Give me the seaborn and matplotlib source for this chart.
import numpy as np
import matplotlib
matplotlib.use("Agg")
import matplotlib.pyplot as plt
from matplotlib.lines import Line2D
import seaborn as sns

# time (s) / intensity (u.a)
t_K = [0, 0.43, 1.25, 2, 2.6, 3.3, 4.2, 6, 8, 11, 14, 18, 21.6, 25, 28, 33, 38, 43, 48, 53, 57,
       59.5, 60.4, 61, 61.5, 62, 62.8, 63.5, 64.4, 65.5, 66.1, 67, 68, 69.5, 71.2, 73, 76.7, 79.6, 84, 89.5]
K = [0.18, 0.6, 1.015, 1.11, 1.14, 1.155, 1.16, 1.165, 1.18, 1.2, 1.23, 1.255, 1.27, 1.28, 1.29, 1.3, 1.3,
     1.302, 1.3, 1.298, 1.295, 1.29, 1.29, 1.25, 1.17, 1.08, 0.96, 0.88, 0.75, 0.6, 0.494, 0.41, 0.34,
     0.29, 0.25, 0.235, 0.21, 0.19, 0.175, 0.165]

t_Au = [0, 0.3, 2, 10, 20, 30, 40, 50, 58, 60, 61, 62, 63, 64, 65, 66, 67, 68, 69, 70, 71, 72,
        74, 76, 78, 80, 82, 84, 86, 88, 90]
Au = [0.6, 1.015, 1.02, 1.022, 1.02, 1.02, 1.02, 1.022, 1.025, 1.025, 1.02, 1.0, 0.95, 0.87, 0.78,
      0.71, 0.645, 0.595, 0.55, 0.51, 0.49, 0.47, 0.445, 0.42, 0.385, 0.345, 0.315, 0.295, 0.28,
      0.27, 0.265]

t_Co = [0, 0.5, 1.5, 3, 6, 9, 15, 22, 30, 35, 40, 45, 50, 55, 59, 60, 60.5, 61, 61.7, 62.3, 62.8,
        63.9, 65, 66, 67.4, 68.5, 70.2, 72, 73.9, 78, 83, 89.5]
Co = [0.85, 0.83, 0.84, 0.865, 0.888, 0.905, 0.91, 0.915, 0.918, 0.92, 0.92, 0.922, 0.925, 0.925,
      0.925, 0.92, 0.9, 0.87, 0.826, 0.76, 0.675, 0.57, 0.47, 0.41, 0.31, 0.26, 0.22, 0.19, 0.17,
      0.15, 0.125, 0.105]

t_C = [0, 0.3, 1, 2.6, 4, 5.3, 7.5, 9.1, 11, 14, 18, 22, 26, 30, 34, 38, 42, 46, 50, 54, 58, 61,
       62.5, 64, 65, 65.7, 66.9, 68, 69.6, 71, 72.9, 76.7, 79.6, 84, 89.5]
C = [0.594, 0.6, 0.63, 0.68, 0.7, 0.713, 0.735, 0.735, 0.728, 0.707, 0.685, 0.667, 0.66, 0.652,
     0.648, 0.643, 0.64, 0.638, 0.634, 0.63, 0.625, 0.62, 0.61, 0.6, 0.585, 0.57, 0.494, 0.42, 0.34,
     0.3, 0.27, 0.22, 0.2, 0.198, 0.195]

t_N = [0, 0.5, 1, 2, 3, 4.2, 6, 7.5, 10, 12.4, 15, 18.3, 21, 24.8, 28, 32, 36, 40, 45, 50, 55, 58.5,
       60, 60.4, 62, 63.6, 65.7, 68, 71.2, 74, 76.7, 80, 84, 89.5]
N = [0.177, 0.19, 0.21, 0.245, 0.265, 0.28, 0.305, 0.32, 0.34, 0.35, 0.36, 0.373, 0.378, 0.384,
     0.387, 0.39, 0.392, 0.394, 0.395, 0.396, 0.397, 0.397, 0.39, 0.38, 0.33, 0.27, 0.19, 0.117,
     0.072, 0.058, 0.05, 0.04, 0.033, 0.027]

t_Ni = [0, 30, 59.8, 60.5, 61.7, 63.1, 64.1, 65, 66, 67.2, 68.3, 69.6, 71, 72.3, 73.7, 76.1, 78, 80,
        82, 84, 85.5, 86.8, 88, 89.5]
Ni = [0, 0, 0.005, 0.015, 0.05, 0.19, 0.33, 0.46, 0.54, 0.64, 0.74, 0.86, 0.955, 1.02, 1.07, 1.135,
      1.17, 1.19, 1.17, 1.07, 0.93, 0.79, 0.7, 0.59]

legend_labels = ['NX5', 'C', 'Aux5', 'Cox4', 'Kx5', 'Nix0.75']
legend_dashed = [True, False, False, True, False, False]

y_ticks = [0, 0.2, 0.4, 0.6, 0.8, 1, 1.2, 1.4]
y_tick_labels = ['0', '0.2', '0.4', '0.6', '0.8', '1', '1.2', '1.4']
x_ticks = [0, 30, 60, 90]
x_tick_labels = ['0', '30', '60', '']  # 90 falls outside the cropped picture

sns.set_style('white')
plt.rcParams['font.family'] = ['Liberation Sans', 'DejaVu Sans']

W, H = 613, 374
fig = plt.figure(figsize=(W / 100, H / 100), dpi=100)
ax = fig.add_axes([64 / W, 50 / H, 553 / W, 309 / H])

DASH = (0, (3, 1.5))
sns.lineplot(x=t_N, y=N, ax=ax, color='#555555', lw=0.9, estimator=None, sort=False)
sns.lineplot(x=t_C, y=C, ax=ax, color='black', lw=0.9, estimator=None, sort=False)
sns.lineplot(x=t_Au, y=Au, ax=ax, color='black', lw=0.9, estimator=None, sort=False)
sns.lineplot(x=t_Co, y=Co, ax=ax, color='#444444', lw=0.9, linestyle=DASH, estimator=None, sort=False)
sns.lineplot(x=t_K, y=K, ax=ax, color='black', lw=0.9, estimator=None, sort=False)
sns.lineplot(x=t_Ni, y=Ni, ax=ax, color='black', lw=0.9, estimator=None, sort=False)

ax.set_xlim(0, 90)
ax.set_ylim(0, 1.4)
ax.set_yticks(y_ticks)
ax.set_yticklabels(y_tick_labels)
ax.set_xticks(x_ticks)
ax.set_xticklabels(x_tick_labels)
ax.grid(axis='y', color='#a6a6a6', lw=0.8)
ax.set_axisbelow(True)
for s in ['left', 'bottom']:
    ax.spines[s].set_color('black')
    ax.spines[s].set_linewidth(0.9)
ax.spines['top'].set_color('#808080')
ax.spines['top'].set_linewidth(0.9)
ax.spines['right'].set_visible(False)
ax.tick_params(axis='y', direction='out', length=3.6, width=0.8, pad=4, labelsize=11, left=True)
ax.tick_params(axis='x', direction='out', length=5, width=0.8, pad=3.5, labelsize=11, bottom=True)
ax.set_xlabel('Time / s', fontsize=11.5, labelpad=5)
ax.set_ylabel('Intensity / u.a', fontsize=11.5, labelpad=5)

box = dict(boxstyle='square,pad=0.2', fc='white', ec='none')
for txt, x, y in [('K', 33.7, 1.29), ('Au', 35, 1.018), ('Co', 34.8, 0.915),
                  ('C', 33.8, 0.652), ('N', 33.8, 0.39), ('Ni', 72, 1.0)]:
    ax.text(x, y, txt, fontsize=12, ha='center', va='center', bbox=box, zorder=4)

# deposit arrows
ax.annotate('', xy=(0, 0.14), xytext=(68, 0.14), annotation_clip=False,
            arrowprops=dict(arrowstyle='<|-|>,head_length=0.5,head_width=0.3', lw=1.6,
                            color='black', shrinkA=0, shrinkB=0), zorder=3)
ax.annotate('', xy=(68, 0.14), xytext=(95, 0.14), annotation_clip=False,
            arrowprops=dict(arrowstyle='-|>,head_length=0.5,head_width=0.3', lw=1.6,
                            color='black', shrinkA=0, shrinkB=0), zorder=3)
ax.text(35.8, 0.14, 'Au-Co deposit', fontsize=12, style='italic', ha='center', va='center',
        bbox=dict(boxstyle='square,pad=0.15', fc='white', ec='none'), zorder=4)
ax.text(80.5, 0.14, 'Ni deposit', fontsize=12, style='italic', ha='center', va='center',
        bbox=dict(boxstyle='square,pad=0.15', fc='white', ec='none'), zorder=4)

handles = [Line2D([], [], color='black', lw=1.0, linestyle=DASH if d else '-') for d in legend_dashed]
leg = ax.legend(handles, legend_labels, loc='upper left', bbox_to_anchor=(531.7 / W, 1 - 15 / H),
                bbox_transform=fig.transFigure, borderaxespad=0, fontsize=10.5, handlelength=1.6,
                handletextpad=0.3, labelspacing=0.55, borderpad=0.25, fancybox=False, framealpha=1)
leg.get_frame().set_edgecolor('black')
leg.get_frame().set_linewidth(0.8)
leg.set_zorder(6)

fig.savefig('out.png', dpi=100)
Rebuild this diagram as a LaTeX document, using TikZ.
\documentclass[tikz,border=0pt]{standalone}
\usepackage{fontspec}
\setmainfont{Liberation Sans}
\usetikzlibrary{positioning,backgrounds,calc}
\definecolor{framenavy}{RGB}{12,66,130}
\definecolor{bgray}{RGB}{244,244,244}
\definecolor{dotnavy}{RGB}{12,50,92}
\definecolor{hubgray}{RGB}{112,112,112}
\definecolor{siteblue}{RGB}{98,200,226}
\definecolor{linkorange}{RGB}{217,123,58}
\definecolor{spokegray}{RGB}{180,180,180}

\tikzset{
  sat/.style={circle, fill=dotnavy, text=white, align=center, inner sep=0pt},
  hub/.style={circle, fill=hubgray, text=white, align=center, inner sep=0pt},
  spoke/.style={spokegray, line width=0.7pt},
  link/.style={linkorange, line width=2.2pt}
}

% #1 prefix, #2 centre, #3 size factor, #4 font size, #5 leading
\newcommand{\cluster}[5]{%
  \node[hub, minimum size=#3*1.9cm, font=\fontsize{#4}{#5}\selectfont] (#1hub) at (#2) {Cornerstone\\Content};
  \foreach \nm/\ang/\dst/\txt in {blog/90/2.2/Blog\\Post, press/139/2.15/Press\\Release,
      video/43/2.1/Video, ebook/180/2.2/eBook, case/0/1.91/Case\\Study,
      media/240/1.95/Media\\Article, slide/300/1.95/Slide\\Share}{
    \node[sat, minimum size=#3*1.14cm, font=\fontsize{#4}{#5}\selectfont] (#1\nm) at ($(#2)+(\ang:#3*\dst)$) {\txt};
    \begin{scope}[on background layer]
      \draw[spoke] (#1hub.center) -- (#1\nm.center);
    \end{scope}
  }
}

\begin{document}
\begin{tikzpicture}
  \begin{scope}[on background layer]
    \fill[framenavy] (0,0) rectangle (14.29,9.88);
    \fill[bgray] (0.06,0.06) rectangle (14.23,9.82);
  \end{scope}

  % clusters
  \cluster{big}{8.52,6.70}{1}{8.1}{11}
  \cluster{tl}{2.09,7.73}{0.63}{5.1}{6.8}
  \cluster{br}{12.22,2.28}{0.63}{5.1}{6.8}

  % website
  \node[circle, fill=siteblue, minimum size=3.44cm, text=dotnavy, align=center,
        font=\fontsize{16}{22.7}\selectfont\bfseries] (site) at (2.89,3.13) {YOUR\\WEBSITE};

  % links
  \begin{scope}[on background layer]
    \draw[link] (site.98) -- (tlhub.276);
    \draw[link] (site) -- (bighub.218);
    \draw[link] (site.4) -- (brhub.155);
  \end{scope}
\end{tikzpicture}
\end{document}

═══

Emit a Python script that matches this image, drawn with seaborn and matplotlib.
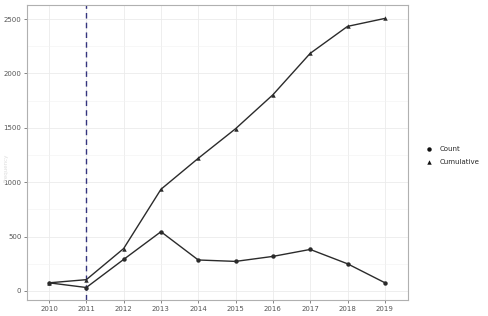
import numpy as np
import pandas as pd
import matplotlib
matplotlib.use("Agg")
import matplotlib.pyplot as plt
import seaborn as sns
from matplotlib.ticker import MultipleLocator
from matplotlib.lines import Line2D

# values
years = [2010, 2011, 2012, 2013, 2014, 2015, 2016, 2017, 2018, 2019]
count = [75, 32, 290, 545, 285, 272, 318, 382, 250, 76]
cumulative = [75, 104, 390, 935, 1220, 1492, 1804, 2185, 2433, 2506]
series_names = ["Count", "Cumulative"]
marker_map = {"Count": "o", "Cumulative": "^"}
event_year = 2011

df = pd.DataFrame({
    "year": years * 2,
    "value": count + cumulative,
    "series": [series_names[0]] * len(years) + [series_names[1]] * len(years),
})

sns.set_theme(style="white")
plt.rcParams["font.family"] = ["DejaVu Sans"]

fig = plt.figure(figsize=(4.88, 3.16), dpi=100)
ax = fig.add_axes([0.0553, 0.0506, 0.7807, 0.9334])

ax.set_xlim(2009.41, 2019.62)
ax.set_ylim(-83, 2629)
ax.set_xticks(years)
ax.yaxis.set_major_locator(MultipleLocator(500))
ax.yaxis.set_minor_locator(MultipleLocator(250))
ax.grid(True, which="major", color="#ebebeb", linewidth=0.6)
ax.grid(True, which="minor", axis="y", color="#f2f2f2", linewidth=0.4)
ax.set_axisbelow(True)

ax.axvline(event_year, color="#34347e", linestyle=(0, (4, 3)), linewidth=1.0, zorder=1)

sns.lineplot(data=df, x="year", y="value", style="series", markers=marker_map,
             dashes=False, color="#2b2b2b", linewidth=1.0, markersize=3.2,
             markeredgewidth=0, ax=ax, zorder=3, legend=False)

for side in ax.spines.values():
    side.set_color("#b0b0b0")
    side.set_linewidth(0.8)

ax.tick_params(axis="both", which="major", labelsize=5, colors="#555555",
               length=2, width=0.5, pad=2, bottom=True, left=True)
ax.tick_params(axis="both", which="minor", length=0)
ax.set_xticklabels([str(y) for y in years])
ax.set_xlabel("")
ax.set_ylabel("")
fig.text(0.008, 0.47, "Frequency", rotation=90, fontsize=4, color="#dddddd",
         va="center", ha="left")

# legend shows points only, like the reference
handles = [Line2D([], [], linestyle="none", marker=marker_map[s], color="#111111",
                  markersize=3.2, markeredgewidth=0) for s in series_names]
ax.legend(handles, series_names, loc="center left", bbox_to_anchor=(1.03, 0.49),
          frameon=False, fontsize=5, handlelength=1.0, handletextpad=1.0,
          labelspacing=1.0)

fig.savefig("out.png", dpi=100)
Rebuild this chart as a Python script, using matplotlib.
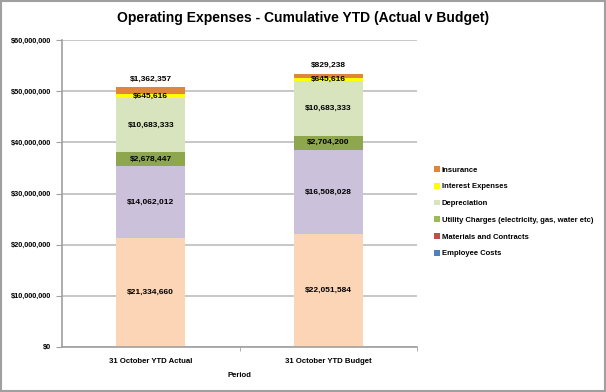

═══

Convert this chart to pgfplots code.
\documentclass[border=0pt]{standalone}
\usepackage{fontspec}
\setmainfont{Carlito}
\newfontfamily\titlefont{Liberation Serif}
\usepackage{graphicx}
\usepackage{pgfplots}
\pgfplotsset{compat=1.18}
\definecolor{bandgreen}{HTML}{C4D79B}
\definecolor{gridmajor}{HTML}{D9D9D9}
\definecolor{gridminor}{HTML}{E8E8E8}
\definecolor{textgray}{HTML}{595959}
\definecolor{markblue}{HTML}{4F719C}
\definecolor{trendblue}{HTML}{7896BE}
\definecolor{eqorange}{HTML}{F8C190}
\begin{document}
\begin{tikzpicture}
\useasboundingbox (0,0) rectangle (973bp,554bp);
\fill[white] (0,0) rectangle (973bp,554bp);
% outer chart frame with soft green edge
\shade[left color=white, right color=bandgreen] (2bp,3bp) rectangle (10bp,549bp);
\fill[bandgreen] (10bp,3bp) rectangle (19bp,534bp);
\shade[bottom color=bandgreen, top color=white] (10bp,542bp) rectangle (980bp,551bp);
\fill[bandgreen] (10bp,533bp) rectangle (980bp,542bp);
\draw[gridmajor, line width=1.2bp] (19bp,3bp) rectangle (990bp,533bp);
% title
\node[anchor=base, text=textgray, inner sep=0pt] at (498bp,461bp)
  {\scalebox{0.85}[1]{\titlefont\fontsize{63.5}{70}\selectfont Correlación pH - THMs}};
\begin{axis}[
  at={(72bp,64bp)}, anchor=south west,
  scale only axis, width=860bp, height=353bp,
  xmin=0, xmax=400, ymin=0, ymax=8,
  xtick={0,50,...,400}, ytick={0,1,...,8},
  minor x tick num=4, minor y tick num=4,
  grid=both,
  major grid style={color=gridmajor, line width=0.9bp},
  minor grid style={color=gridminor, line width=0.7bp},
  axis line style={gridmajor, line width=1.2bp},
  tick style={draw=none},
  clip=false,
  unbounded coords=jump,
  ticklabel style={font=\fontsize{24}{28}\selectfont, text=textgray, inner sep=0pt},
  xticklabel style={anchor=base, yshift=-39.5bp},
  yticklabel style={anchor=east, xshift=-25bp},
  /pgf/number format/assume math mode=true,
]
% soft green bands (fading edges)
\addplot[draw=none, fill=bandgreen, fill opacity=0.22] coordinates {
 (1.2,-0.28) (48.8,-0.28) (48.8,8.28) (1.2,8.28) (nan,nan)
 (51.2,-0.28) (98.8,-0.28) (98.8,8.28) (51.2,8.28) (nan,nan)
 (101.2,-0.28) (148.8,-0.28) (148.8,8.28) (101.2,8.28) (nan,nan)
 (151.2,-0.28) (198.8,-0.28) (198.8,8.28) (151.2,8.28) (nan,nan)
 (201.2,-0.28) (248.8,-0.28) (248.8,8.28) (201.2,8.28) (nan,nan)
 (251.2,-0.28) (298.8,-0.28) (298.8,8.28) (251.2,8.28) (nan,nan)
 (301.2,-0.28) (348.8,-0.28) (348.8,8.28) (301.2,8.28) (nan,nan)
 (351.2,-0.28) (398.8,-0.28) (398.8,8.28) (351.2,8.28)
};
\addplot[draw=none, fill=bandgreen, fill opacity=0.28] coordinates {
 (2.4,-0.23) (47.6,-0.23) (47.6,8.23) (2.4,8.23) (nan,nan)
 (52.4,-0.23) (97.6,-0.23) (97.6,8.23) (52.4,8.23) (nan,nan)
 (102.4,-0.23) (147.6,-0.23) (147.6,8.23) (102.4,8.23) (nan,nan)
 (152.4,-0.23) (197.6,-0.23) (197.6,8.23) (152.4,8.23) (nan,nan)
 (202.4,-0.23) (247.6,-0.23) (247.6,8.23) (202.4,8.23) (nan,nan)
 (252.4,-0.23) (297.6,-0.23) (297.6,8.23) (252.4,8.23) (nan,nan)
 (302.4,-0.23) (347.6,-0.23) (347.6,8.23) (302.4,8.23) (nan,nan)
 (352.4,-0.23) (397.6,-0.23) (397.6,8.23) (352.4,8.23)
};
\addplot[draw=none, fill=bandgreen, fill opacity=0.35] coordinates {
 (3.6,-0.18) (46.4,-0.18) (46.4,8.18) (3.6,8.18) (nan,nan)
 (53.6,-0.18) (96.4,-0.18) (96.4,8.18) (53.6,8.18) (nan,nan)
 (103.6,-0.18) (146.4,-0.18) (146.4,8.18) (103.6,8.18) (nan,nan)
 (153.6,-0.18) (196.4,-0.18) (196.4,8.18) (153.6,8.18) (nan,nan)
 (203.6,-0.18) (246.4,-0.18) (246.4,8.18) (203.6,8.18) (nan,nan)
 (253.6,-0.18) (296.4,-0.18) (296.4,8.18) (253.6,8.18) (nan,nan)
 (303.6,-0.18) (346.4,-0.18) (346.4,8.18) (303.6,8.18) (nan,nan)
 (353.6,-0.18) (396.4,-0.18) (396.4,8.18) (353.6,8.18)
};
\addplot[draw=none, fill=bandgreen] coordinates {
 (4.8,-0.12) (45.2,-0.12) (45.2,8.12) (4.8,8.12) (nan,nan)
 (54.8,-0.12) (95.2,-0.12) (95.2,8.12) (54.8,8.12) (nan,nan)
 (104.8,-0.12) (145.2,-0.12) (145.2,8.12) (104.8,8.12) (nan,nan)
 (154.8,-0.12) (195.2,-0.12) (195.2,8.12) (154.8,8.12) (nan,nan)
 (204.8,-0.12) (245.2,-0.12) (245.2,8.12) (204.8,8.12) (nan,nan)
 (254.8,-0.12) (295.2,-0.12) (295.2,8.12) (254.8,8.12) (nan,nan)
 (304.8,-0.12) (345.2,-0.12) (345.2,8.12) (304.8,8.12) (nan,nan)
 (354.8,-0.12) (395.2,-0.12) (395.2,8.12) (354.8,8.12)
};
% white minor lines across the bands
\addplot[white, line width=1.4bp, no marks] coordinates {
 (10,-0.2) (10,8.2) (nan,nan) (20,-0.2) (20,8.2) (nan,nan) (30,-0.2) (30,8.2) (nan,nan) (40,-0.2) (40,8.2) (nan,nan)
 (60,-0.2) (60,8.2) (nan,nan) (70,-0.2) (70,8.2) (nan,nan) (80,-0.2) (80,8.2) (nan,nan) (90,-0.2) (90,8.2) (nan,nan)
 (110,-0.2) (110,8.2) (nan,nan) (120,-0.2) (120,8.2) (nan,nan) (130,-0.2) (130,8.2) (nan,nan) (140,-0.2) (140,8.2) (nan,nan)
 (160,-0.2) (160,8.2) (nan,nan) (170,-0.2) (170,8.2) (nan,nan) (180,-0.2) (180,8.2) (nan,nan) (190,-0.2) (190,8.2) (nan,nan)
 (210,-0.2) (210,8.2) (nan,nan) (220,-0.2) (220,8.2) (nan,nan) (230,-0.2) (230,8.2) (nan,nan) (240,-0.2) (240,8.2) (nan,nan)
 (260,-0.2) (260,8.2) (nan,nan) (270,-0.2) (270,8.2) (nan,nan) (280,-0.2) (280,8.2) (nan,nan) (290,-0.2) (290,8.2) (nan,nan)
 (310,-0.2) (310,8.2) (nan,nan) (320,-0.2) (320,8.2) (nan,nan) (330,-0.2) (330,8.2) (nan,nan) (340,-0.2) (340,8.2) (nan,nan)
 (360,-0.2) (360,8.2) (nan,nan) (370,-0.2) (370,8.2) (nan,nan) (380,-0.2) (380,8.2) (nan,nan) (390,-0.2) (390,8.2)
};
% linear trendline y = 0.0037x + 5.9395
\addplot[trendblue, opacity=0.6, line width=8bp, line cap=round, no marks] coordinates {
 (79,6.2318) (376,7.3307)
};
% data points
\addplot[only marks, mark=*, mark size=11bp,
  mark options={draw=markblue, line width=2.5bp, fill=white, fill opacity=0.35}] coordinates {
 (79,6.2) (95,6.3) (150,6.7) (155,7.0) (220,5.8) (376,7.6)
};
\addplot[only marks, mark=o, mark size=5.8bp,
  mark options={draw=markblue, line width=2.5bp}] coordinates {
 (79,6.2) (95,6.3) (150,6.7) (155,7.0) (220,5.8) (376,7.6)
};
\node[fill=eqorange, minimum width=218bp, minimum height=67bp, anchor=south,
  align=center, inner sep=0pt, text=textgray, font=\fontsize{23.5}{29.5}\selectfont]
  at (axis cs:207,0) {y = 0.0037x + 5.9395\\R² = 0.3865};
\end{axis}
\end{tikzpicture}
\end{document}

═══

● REQUIREMENT:
Extract, word for word, the line containing "Give me the", the line containing "0.27, 0.265]", and every line between them.

● RESPONSE:
Give me the seaborn and matplotlib source for this chart.
import numpy as np
import matplotlib
matplotlib.use("Agg")
import matplotlib.pyplot as plt
from matplotlib.lines import Line2D
import seaborn as sns

# time (s) / intensity (u.a)
t_K = [0, 0.43, 1.25, 2, 2.6, 3.3, 4.2, 6, 8, 11, 14, 18, 21.6, 25, 28, 33, 38, 43, 48, 53, 57,
       59.5, 60.4, 61, 61.5, 62, 62.8, 63.5, 64.4, 65.5, 66.1, 67, 68, 69.5, 71.2, 73, 76.7, 79.6, 84, 89.5]
K = [0.18, 0.6, 1.015, 1.11, 1.14, 1.155, 1.16, 1.165, 1.18, 1.2, 1.23, 1.255, 1.27, 1.28, 1.29, 1.3, 1.3,
     1.302, 1.3, 1.298, 1.295, 1.29, 1.29, 1.25, 1.17, 1.08, 0.96, 0.88, 0.75, 0.6, 0.494, 0.41, 0.34,
     0.29, 0.25, 0.235, 0.21, 0.19, 0.175, 0.165]

t_Au = [0, 0.3, 2, 10, 20, 30, 40, 50, 58, 60, 61, 62, 63, 64, 65, 66, 67, 68, 69, 70, 71, 72,
        74, 76, 78, 80, 82, 84, 86, 88, 90]
Au = [0.6, 1.015, 1.02, 1.022, 1.02, 1.02, 1.02, 1.022, 1.025, 1.025, 1.02, 1.0, 0.95, 0.87, 0.78,
      0.71, 0.645, 0.595, 0.55, 0.51, 0.49, 0.47, 0.445, 0.42, 0.385, 0.345, 0.315, 0.295, 0.28,
      0.27, 0.265]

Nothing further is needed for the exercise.